Dataset section:
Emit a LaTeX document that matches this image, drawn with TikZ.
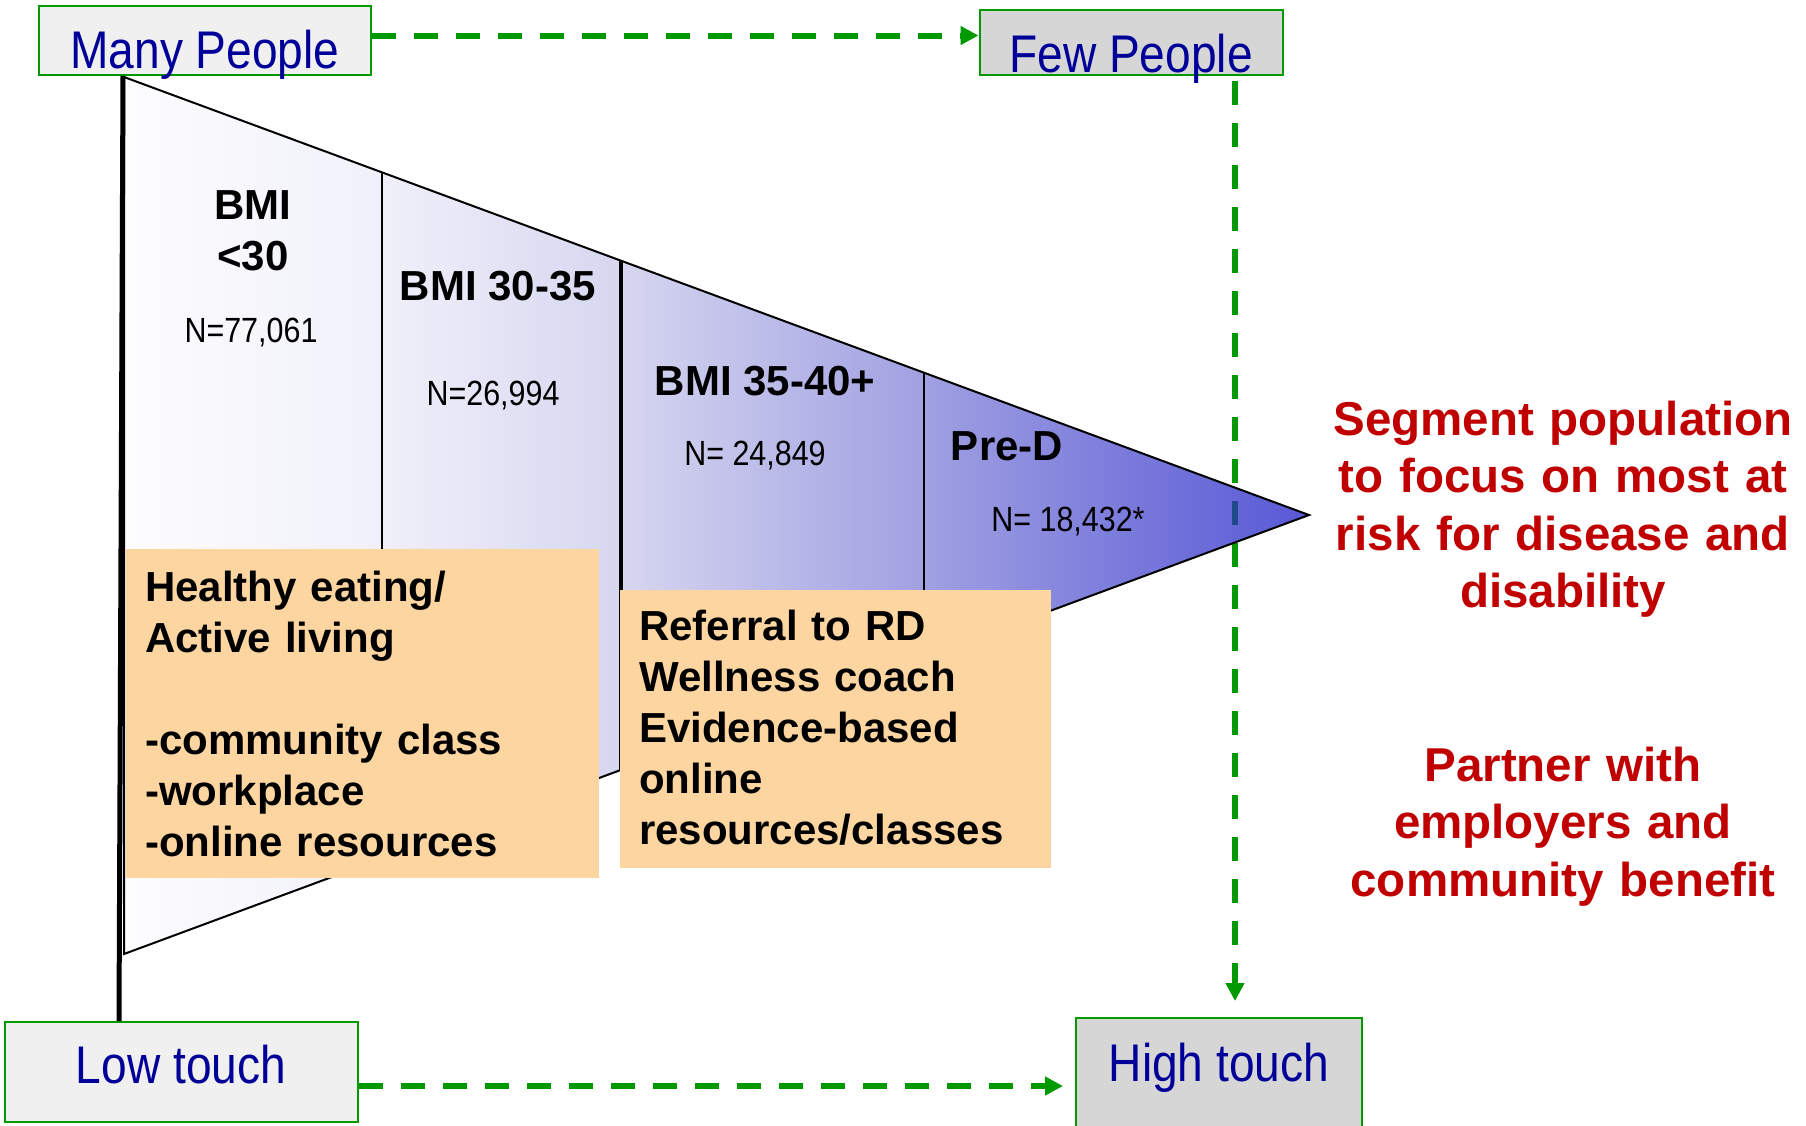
\documentclass[tikz,border=0pt]{standalone}
\usepackage{fontspec}
\setmainfont{Liberation Sans}
\newfontfamily\narrowfont[FakeStretch=0.87]{Liberation Sans}
\usetikzlibrary{arrows.meta}

\definecolor{linkgreen}{RGB}{0,153,0}
\definecolor{tagblue}{RGB}{0,0,153}
\definecolor{notered}{RGB}{192,0,0}
\definecolor{peach}{RGB}{252,213,161}
\definecolor{lightbox}{RGB}{240,240,240}
\definecolor{darkbox}{RGB}{214,214,214}
\definecolor{dashblue}{RGB}{31,74,138}
\definecolor{fun0}{RGB}{253,253,254}
\definecolor{fun1}{RGB}{240,240,250}
\definecolor{fun2}{RGB}{214,214,240}
\definecolor{fun3}{RGB}{160,160,226}
\definecolor{fun4}{RGB}{88,88,214}

\pgfdeclarehorizontalshading{funnel}{100bp}{color(0bp)=(fun0); color(25bp)=(fun0);
  color(35.9bp)=(fun1); color(46bp)=(fun2); color(58.8bp)=(fun3); color(75bp)=(fun4); color(100bp)=(fun4)}

\begin{document}
\begin{tikzpicture}[
  x=1pt, y=-1pt,
  touchbox/.style={draw=linkgreen, line width=2pt, inner sep=0pt, anchor=base, text=tagblue, font=\narrowfont\fontsize{53}{60}\selectfont},
  notebox/.style={fill=peach, anchor=north west, inner xsep=19pt, inner ysep=0pt, align=left, font=\bfseries\fontsize{42}{51}\selectfont},
  bmi/.style={anchor=base, inner sep=0pt, font=\bfseries\fontsize{42}{51}\selectfont},
  count/.style={anchor=base, inner sep=0pt, font=\narrowfont\fontsize{35}{42}\selectfont},
  remark/.style={anchor=base, inner sep=0pt, text width=520pt, align=center, text=notered, font=\bfseries\fontsize{47.5}{57.5}\selectfont},
  dashline/.style={linkgreen, line width=6pt, dash pattern=on 24pt off 18pt},
  arrow/.style={dashline, -{Triangle[length=18pt,width=18pt]}}
]
\useasboundingbox (0,0) rectangle (1806,1125);

\node[touchbox, fill=lightbox, minimum width=332pt, text height=62pt, text depth=7pt] (many) at (205,68) {Many People};
\node[touchbox, fill=darkbox, minimum width=303pt, text height=62pt, text depth=3pt] (few) at (1131,72) {Few People};
\node[touchbox, fill=lightbox, minimum width=353pt, text height=61pt, text depth=39pt] (low) at (181,1083) {Low touch};
\node[touchbox, fill=darkbox, minimum width=286pt, text height=63pt, text depth=63pt] (high) at (1219,1081) {High touch};

\draw[arrow] ([yshift=5pt]many.east) -- ([yshift=5pt]many.east -| few.west);
\draw[arrow, dash phase=37pt, shorten >=16pt] ([xshift=104pt]few.south) -- ([xshift=104pt]few.south |- high.north);
\draw[arrow, shorten >=12pt] ([yshift=-14pt]low.east) -- ([yshift=-14pt]low.east -| high.west);

\coordinate (tl) at (124,77);
\coordinate (tip) at (1309,515);
\coordinate (bl) at (124,954);
\shade[shading=funnel] (tl) -- (tip) -- (bl) -- cycle;
\begin{scope}
  \clip (tl) -- (tip) -- (bl) -- cycle;
  \draw[line width=1.5pt] (382,0) -- (382,1125);
  \draw[line width=3.5pt] (621,0) -- (621,1125);
  \draw[line width=1.5pt] (924,0) -- (924,1125);
  \draw[dashline, dashblue, dash phase=37pt] ([xshift=104pt]few.south) -- ([xshift=104pt]few.south |- high.north);
\end{scope}
\draw[line width=2pt] (tl) -- (tip) -- (bl) -- cycle;
\draw[line width=5pt] ([xshift=-82pt]many.south) -- ([xshift=-62pt]low.north);

\node[bmi, text width=120pt, align=center] (under30) at (253,219) {BMI\\<30};
\node[bmi] (mid) at (498,300) {BMI 30-35};
\node[bmi] (severe) at (765,395) {BMI 35-40+};
\node[bmi] (pred) at (1007,460) {Pre-D};
\node[count] (n1) at (251,342) {N=77,061};
\node[count] (n2) at (493,405) {N=26,994};
\node[count] (n3) at (755,465) {N= 24,849};
\node[count] (n4) at (1068,531) {N= 18,432*};

\node[notebox, text width=435pt, text height=52pt, text depth=277pt] (selfcare) at (126,549) {Healthy eating/\\Active living\\[51pt]-community class\\-workplace\\-online resources};
\node[notebox, text width=393pt, text height=50pt, text depth=228pt] (referral) at (620,590) {Referral to RD\\Wellness coach\\Evidence-based\\online\\resources/classes};

\node[remark] (segment) at (1563,435) {Segment population\\to focus on most at\\risk for disease and\\disability};
\node[remark] (partner) at (1563,781) {Partner with\\employers and\\community benefit};
\end{tikzpicture}
\end{document}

Problem to solve:
Make an exact copy of the lines from the top of the material through the line with "color(35.9bp)=(fun1); color(46bp)=(fun2); color(58.8bp)=(fun3);", pictures excluded.

Output:
Emit a LaTeX document that matches this image, drawn with TikZ.
\documentclass[tikz,border=0pt]{standalone}
\usepackage{fontspec}
\setmainfont{Liberation Sans}
\newfontfamily\narrowfont[FakeStretch=0.87]{Liberation Sans}
\usetikzlibrary{arrows.meta}

\definecolor{linkgreen}{RGB}{0,153,0}
\definecolor{tagblue}{RGB}{0,0,153}
\definecolor{notered}{RGB}{192,0,0}
\definecolor{peach}{RGB}{252,213,161}
\definecolor{lightbox}{RGB}{240,240,240}
\definecolor{darkbox}{RGB}{214,214,214}
\definecolor{dashblue}{RGB}{31,74,138}
\definecolor{fun0}{RGB}{253,253,254}
\definecolor{fun1}{RGB}{240,240,250}
\definecolor{fun2}{RGB}{214,214,240}
\definecolor{fun3}{RGB}{160,160,226}
\definecolor{fun4}{RGB}{88,88,214}

\pgfdeclarehorizontalshading{funnel}{100bp}{color(0bp)=(fun0); color(25bp)=(fun0);
  color(35.9bp)=(fun1); color(46bp)=(fun2); color(58.8bp)=(fun3); color(75bp)=(fun4); color(100bp)=(fun4)}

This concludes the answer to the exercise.